### Rows from a dataset of charts and code
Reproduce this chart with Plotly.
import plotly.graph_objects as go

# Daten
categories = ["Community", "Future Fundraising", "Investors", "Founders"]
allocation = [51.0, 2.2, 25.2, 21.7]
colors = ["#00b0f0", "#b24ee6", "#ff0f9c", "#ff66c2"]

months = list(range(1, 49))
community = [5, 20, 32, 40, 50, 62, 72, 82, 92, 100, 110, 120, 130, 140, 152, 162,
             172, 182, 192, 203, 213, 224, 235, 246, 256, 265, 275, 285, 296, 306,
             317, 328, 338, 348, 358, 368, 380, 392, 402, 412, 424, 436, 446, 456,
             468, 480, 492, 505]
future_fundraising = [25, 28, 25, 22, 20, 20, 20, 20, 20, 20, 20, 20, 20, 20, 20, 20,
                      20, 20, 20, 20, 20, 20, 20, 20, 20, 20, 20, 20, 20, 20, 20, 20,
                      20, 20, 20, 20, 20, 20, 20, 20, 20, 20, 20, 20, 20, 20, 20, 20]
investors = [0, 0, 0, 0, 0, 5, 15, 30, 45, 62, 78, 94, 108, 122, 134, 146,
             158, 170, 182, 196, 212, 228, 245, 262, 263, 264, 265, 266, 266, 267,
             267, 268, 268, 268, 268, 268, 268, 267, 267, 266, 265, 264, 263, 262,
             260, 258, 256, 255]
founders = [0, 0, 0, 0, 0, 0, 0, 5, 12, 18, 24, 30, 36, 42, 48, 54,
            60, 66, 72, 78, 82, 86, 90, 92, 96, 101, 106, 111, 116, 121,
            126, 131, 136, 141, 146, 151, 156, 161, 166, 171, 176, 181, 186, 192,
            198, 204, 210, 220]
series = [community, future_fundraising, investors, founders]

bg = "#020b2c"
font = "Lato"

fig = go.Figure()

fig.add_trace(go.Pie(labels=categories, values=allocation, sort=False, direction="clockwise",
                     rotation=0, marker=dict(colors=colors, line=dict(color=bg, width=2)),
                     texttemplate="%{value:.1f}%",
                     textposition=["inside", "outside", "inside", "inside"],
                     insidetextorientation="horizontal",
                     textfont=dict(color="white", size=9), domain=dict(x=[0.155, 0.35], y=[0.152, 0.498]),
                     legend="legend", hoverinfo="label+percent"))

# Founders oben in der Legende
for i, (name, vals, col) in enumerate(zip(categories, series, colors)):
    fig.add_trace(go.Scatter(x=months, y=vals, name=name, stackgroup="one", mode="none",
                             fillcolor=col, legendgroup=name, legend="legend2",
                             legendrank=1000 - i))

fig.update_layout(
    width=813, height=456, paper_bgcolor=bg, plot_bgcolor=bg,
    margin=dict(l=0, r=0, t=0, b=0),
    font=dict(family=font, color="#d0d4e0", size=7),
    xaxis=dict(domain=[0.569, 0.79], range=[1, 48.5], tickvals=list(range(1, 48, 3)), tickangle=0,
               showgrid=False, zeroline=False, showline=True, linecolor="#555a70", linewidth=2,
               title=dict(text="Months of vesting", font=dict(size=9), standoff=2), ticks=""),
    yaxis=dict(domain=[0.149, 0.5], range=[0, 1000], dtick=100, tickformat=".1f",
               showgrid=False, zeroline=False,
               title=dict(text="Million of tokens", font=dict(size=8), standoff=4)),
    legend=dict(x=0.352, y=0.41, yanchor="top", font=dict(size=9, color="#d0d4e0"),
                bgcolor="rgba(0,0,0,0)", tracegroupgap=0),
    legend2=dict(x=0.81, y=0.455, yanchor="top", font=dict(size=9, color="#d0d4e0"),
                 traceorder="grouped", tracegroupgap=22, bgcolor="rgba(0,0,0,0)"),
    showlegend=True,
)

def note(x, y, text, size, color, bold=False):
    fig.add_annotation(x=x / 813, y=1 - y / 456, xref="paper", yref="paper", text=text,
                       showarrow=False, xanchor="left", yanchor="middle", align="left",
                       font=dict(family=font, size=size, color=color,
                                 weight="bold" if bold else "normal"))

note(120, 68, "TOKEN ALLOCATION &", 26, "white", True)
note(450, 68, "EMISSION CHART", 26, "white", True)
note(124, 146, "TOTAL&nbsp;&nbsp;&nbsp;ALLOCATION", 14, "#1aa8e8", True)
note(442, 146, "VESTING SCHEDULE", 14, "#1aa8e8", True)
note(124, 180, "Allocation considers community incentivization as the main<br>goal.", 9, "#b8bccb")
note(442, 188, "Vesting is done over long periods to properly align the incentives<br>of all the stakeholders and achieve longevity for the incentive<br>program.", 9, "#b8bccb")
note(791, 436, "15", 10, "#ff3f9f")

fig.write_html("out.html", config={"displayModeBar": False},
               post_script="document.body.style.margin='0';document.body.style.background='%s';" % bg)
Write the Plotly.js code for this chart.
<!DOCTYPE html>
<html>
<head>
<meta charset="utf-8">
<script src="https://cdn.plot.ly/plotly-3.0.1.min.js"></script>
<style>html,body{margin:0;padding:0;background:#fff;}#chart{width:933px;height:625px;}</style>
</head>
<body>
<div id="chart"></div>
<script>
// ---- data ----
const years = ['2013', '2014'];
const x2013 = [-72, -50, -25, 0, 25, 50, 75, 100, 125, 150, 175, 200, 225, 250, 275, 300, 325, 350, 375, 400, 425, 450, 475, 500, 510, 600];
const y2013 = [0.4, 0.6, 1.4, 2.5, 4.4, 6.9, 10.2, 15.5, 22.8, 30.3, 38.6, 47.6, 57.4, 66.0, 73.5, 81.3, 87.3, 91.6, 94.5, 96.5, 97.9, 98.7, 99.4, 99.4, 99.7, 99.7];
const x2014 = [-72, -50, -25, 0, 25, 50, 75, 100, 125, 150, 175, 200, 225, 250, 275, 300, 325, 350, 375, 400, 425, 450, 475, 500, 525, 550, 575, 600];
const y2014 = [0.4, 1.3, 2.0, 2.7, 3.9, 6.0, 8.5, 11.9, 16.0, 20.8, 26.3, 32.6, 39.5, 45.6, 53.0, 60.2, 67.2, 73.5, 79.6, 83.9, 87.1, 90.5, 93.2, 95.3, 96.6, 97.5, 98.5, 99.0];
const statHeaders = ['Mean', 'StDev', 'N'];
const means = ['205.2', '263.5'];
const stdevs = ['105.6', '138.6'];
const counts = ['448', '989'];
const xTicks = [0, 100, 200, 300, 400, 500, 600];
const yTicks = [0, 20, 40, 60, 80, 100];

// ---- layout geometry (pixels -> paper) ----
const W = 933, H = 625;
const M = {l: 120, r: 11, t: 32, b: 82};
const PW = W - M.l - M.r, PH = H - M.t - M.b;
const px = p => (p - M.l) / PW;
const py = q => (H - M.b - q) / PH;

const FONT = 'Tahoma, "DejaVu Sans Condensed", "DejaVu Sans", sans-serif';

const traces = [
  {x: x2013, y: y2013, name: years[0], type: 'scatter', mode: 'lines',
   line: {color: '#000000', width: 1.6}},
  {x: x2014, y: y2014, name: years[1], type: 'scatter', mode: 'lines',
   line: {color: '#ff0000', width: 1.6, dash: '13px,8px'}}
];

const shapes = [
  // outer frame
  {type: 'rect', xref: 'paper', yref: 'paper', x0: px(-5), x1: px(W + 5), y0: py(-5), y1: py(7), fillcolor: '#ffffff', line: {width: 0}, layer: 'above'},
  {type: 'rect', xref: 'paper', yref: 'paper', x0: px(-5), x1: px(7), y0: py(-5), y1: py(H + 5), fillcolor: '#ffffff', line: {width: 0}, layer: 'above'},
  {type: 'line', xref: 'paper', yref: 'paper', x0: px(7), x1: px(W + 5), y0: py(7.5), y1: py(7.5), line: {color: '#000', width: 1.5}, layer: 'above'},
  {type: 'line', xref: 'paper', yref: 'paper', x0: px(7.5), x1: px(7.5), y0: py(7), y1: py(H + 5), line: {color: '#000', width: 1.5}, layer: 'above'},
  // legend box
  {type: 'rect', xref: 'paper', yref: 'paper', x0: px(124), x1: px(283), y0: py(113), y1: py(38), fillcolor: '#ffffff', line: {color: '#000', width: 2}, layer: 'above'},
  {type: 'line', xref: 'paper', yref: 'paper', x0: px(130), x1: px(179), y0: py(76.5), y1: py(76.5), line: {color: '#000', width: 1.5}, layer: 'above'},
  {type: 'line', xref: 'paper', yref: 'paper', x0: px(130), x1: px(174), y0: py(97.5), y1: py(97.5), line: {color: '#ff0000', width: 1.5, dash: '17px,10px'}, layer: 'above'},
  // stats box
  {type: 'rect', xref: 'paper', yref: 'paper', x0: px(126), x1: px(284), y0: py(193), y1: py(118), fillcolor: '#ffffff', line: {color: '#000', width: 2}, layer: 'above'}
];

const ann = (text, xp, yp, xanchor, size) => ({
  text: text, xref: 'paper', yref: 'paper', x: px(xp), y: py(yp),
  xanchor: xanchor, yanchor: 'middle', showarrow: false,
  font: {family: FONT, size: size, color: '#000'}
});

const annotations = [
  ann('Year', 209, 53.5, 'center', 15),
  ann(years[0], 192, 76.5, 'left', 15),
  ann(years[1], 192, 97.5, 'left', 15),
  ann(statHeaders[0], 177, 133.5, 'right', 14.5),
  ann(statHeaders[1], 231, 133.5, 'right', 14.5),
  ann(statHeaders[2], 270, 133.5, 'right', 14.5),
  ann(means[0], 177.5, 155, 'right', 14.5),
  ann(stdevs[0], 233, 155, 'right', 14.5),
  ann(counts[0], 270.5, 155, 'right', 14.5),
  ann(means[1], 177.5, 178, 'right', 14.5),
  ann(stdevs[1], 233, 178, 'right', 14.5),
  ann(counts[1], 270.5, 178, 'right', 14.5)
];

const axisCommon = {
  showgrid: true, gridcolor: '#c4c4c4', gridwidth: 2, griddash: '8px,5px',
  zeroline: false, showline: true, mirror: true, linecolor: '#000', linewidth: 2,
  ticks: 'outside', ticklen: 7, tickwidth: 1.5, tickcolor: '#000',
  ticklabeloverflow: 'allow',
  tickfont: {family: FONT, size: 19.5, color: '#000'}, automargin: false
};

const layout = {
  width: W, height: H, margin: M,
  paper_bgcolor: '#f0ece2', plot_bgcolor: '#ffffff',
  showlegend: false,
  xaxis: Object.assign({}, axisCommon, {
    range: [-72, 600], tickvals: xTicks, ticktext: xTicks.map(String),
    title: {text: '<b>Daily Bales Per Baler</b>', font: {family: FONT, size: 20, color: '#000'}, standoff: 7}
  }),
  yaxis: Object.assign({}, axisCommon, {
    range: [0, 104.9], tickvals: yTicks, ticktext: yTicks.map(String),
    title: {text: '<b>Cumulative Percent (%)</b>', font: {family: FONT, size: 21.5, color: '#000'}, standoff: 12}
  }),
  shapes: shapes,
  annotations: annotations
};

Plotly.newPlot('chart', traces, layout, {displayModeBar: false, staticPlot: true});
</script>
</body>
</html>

### Your goal
Lines from the top of the entries through the line with "fig = go.Figure()" are to be transcribed exactly, and nothing more.

### Reply
Reproduce this chart with Plotly.
import plotly.graph_objects as go

# Daten
categories = ["Community", "Future Fundraising", "Investors", "Founders"]
allocation = [51.0, 2.2, 25.2, 21.7]
colors = ["#00b0f0", "#b24ee6", "#ff0f9c", "#ff66c2"]

months = list(range(1, 49))
community = [5, 20, 32, 40, 50, 62, 72, 82, 92, 100, 110, 120, 130, 140, 152, 162,
             172, 182, 192, 203, 213, 224, 235, 246, 256, 265, 275, 285, 296, 306,
             317, 328, 338, 348, 358, 368, 380, 392, 402, 412, 424, 436, 446, 456,
             468, 480, 492, 505]
future_fundraising = [25, 28, 25, 22, 20, 20, 20, 20, 20, 20, 20, 20, 20, 20, 20, 20,
                      20, 20, 20, 20, 20, 20, 20, 20, 20, 20, 20, 20, 20, 20, 20, 20,
                      20, 20, 20, 20, 20, 20, 20, 20, 20, 20, 20, 20, 20, 20, 20, 20]
investors = [0, 0, 0, 0, 0, 5, 15, 30, 45, 62, 78, 94, 108, 122, 134, 146,
             158, 170, 182, 196, 212, 228, 245, 262, 263, 264, 265, 266, 266, 267,
             267, 268, 268, 268, 268, 268, 268, 267, 267, 266, 265, 264, 263, 262,
             260, 258, 256, 255]
founders = [0, 0, 0, 0, 0, 0, 0, 5, 12, 18, 24, 30, 36, 42, 48, 54,
            60, 66, 72, 78, 82, 86, 90, 92, 96, 101, 106, 111, 116, 121,
            126, 131, 136, 141, 146, 151, 156, 161, 166, 171, 176, 181, 186, 192,
            198, 204, 210, 220]
series = [community, future_fundraising, investors, founders]

bg = "#020b2c"
font = "Lato"

fig = go.Figure()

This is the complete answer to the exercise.